── Material for this task

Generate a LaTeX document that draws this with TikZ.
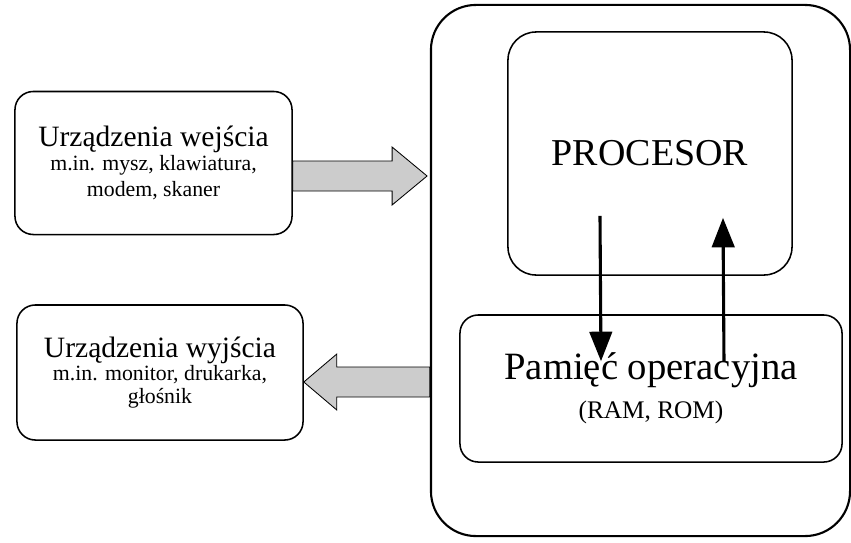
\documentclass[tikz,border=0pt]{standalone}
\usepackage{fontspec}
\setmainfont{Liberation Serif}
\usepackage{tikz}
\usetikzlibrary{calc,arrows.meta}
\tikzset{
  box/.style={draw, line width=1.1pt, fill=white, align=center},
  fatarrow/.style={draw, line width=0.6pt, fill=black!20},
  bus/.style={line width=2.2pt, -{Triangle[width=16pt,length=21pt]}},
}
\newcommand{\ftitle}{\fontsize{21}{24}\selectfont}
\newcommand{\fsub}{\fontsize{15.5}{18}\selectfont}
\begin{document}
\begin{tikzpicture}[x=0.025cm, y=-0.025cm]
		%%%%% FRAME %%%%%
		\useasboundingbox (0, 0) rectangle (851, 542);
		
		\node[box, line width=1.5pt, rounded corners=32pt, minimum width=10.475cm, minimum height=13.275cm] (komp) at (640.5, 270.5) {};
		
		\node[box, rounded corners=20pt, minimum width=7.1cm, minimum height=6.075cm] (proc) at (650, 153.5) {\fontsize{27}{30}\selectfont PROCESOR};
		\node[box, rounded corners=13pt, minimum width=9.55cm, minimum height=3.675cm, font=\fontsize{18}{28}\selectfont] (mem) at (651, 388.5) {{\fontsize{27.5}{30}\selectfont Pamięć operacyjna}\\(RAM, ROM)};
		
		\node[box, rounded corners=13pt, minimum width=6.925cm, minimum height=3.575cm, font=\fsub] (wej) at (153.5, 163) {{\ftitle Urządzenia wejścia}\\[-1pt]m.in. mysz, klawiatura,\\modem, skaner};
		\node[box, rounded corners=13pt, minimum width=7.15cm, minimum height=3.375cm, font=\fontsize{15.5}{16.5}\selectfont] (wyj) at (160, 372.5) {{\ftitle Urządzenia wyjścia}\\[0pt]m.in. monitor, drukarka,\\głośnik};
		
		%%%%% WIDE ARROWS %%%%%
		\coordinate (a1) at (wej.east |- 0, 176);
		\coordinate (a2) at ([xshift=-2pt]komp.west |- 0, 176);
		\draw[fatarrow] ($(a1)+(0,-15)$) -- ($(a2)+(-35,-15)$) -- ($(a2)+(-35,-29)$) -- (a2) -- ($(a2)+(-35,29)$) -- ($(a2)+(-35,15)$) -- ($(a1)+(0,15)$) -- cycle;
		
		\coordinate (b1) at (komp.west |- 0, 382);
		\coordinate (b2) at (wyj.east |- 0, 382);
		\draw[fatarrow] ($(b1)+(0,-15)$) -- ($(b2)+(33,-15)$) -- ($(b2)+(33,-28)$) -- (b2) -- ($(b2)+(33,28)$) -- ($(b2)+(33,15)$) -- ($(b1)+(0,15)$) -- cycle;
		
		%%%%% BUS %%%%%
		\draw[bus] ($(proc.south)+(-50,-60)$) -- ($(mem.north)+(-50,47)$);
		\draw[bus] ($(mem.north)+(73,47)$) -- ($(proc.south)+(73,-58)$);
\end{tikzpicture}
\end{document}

────
── Material for this task

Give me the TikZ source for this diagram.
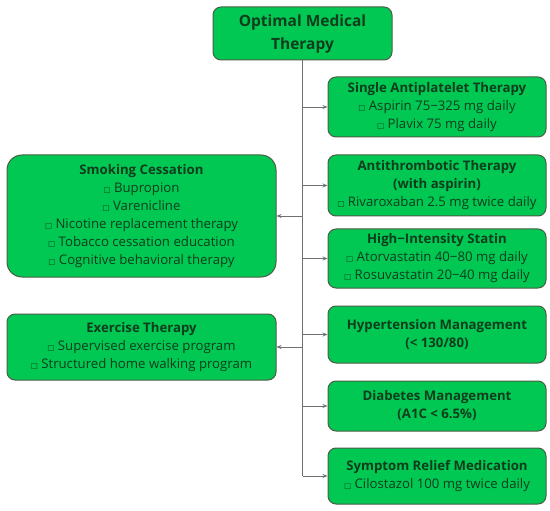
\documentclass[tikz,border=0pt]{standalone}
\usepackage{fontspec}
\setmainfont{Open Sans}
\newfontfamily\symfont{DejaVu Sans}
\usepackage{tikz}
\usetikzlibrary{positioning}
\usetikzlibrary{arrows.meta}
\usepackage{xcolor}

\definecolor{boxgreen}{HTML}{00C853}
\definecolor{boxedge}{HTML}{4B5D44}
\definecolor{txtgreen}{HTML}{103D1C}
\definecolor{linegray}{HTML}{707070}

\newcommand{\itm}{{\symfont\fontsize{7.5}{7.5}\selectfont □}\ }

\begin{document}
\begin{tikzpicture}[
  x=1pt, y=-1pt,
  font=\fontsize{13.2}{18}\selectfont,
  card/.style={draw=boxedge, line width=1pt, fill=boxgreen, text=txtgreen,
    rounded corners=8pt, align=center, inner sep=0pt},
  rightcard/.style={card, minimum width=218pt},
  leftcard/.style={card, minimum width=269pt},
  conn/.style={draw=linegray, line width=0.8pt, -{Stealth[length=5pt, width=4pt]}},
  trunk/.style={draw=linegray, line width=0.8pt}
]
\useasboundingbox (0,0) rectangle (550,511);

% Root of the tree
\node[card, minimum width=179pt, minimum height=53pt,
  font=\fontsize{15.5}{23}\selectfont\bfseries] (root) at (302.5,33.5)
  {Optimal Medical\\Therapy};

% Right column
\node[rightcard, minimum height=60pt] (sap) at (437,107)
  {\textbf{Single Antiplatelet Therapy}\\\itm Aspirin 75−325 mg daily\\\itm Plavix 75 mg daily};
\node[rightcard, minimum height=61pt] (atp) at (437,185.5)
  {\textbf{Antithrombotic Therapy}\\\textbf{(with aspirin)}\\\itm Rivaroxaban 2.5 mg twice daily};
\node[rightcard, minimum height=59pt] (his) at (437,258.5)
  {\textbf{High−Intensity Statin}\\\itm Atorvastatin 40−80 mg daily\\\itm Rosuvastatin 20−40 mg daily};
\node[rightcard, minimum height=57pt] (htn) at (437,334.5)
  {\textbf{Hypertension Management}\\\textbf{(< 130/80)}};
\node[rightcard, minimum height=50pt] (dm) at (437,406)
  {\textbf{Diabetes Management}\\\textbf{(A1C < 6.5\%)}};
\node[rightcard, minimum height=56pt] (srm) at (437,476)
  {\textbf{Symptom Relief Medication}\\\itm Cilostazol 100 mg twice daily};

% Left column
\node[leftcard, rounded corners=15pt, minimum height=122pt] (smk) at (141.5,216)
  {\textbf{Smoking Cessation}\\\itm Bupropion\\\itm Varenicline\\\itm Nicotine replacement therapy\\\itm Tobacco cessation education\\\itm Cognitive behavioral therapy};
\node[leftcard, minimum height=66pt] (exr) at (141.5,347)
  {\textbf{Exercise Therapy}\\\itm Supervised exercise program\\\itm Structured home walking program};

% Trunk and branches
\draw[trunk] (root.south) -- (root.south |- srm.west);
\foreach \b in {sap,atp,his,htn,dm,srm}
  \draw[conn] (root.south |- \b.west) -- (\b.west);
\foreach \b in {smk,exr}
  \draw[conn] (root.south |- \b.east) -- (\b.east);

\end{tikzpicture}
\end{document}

────

Look above for the line with "Generate a LaTeX" and copy exactly from it through the line with "minimum width=9.55cm, minimum", both included. Omit the pictures.

Generate a LaTeX document that draws this with TikZ.
\documentclass[tikz,border=0pt]{standalone}
\usepackage{fontspec}
\setmainfont{Liberation Serif}
\usepackage{tikz}
\usetikzlibrary{calc,arrows.meta}
\tikzset{
  box/.style={draw, line width=1.1pt, fill=white, align=center},
  fatarrow/.style={draw, line width=0.6pt, fill=black!20},
  bus/.style={line width=2.2pt, -{Triangle[width=16pt,length=21pt]}},
}
\newcommand{\ftitle}{\fontsize{21}{24}\selectfont}
\newcommand{\fsub}{\fontsize{15.5}{18}\selectfont}
\begin{document}
\begin{tikzpicture}[x=0.025cm, y=-0.025cm]
		%%%%% FRAME %%%%%
		\useasboundingbox (0, 0) rectangle (851, 542);
		
		\node[box, line width=1.5pt, rounded corners=32pt, minimum width=10.475cm, minimum height=13.275cm] (komp) at (640.5, 270.5) {};
		
		\node[box, rounded corners=20pt, minimum width=7.1cm, minimum height=6.075cm] (proc) at (650, 153.5) {\fontsize{27}{30}\selectfont PROCESOR};
		\node[box, rounded corners=13pt, minimum width=9.55cm, minimum height=3.675cm, font=\fontsize{18}{28}\selectfont] (mem) at (651, 388.5) {{\fontsize{27.5}{30}\selectfont Pamięć operacyjna}\\(RAM, ROM)};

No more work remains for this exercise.